━━ DATA EXCERPT ━━
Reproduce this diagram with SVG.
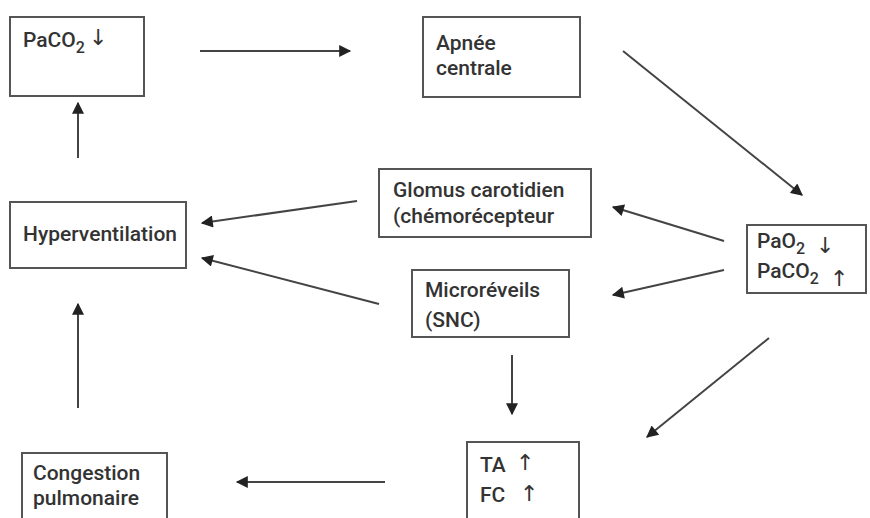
<svg xmlns="http://www.w3.org/2000/svg" width="870" height="518" viewBox="0 0 870 518">
<style>
.box{fill:#fff;stroke:#555;stroke-width:2}
.t{font-family:Roboto,"Liberation Sans",sans-serif;font-size:21px;font-weight:500;fill:#333}
.sub{font-size:16px}
.ar{font-family:"DejaVu Sans",sans-serif;font-size:22px;fill:#333}
.c{stroke:#444;stroke-width:2;fill:none;marker-end:url(#ah)}
</style>
<defs>
<marker id="ah" viewBox="0 0 10 10" refX="9" refY="5" markerWidth="14" markerHeight="12" markerUnits="userSpaceOnUse" orient="auto">
<path d="M0,0 L10,5 L0,10 z" fill="#222"/>
</marker>
</defs>
<rect width="870" height="518" fill="#fff"/>
<g id="connectors">
<line class="c" x1="200" y1="51" x2="350" y2="51"/>
<line class="c" x1="623" y1="51" x2="802" y2="195"/>
<line class="c" x1="724" y1="241" x2="613" y2="207"/>
<line class="c" x1="724" y1="270" x2="613" y2="295"/>
<line class="c" x1="769" y1="338" x2="647" y2="437"/>
<line class="c" x1="357" y1="201" x2="202" y2="223"/>
<line class="c" x1="379" y1="304" x2="202" y2="258"/>
<line class="c" x1="512" y1="355" x2="512" y2="414"/>
<line class="c" x1="385" y1="482" x2="237" y2="482"/>
<line class="c" x1="78" y1="408" x2="78" y2="304"/>
<line class="c" x1="78" y1="158" x2="78" y2="103"/>
</g>
<g id="paco2-down">
<rect class="box" x="10" y="17" width="134" height="79"/>
<text class="t" x="23" y="47">PaCO<tspan class="sub" dy="6">2</tspan></text>
<text class="ar" x="89" y="45">↓</text>
</g>
<g id="apnee">
<rect class="box" x="423" y="17" width="157" height="80"/>
<text class="t" x="436" y="50">Apnée</text>
<text class="t" x="436" y="75">centrale</text>
</g>
<g id="glomus">
<rect class="box" x="379" y="169" width="212" height="68"/>
<text class="t" x="393" y="197">Glomus carotidien</text>
<text class="t" x="393" y="223">(chémorécepteur</text>
</g>
<g id="microreveils">
<rect class="box" x="412" y="270" width="157" height="67"/>
<text class="t" x="425" y="297">Microréveils</text>
<text class="t" x="425" y="327">(SNC)</text>
</g>
<g id="pao2">
<rect class="box" x="747" y="225" width="119" height="68"/>
<text class="t" x="757" y="248">PaO<tspan class="sub" dy="6">2</tspan></text>
<text class="ar" x="816" y="253">↓</text>
<text class="t" x="757" y="278">PaCO<tspan class="sub" dy="6">2</tspan></text>
<text class="ar" x="830" y="286">↑</text>
</g>
<g id="hyperventilation">
<rect class="box" x="10" y="202" width="176" height="66"/>
<text class="t" x="23" y="241">Hyperventilation</text>
</g>
<g id="congestion">
<rect class="box" x="22" y="453" width="145" height="70"/>
<text class="t" x="33" y="480">Congestion</text>
<text class="t" x="33" y="505">pulmonaire</text>
</g>
<g id="ta-fc">
<rect class="box" x="467" y="442" width="112" height="80"/>
<text class="t" x="480" y="472">TA</text>
<text class="ar" x="516" y="470">↑</text>
<text class="t" x="480" y="502">FC</text>
<text class="ar" x="520" y="501">↑</text>
</g>
</svg>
━━━
● WORK REQUIRED
Copy all the data exactly as written, but skip any picture.

● FULL ANSWER
Reproduce this diagram with SVG.
<svg xmlns="http://www.w3.org/2000/svg" width="870" height="518" viewBox="0 0 870 518">
<style>
.box{fill:#fff;stroke:#555;stroke-width:2}
.t{font-family:Roboto,"Liberation Sans",sans-serif;font-size:21px;font-weight:500;fill:#333}
.sub{font-size:16px}
.ar{font-family:"DejaVu Sans",sans-serif;font-size:22px;fill:#333}
.c{stroke:#444;stroke-width:2;fill:none;marker-end:url(#ah)}
</style>
<defs>
<marker id="ah" viewBox="0 0 10 10" refX="9" refY="5" markerWidth="14" markerHeight="12" markerUnits="userSpaceOnUse" orient="auto">
<path d="M0,0 L10,5 L0,10 z" fill="#222"/>
</marker>
</defs>
<rect width="870" height="518" fill="#fff"/>
<g id="connectors">
<line class="c" x1="200" y1="51" x2="350" y2="51"/>
<line class="c" x1="623" y1="51" x2="802" y2="195"/>
<line class="c" x1="724" y1="241" x2="613" y2="207"/>
<line class="c" x1="724" y1="270" x2="613" y2="295"/>
<line class="c" x1="769" y1="338" x2="647" y2="437"/>
<line class="c" x1="357" y1="201" x2="202" y2="223"/>
<line class="c" x1="379" y1="304" x2="202" y2="258"/>
<line class="c" x1="512" y1="355" x2="512" y2="414"/>
<line class="c" x1="385" y1="482" x2="237" y2="482"/>
<line class="c" x1="78" y1="408" x2="78" y2="304"/>
<line class="c" x1="78" y1="158" x2="78" y2="103"/>
</g>
<g id="paco2-down">
<rect class="box" x="10" y="17" width="134" height="79"/>
<text class="t" x="23" y="47">PaCO<tspan class="sub" dy="6">2</tspan></text>
<text class="ar" x="89" y="45">↓</text>
</g>
<g id="apnee">
<rect class="box" x="423" y="17" width="157" height="80"/>
<text class="t" x="436" y="50">Apnée</text>
<text class="t" x="436" y="75">centrale</text>
</g>
<g id="glomus">
<rect class="box" x="379" y="169" width="212" height="68"/>
<text class="t" x="393" y="197">Glomus carotidien</text>
<text class="t" x="393" y="223">(chémorécepteur</text>
</g>
<g id="microreveils">
<rect class="box" x="412" y="270" width="157" height="67"/>
<text class="t" x="425" y="297">Microréveils</text>
<text class="t" x="425" y="327">(SNC)</text>
</g>
<g id="pao2">
<rect class="box" x="747" y="225" width="119" height="68"/>
<text class="t" x="757" y="248">PaO<tspan class="sub" dy="6">2</tspan></text>
<text class="ar" x="816" y="253">↓</text>
<text class="t" x="757" y="278">PaCO<tspan class="sub" dy="6">2</tspan></text>
<text class="ar" x="830" y="286">↑</text>
</g>
<g id="hyperventilation">
<rect class="box" x="10" y="202" width="176" height="66"/>
<text class="t" x="23" y="241">Hyperventilation</text>
</g>
<g id="congestion">
<rect class="box" x="22" y="453" width="145" height="70"/>
<text class="t" x="33" y="480">Congestion</text>
<text class="t" x="33" y="505">pulmonaire</text>
</g>
<g id="ta-fc">
<rect class="box" x="467" y="442" width="112" height="80"/>
<text class="t" x="480" y="472">TA</text>
<text class="ar" x="516" y="470">↑</text>
<text class="t" x="480" y="502">FC</text>
<text class="ar" x="520" y="501">↑</text>
</g>
</svg>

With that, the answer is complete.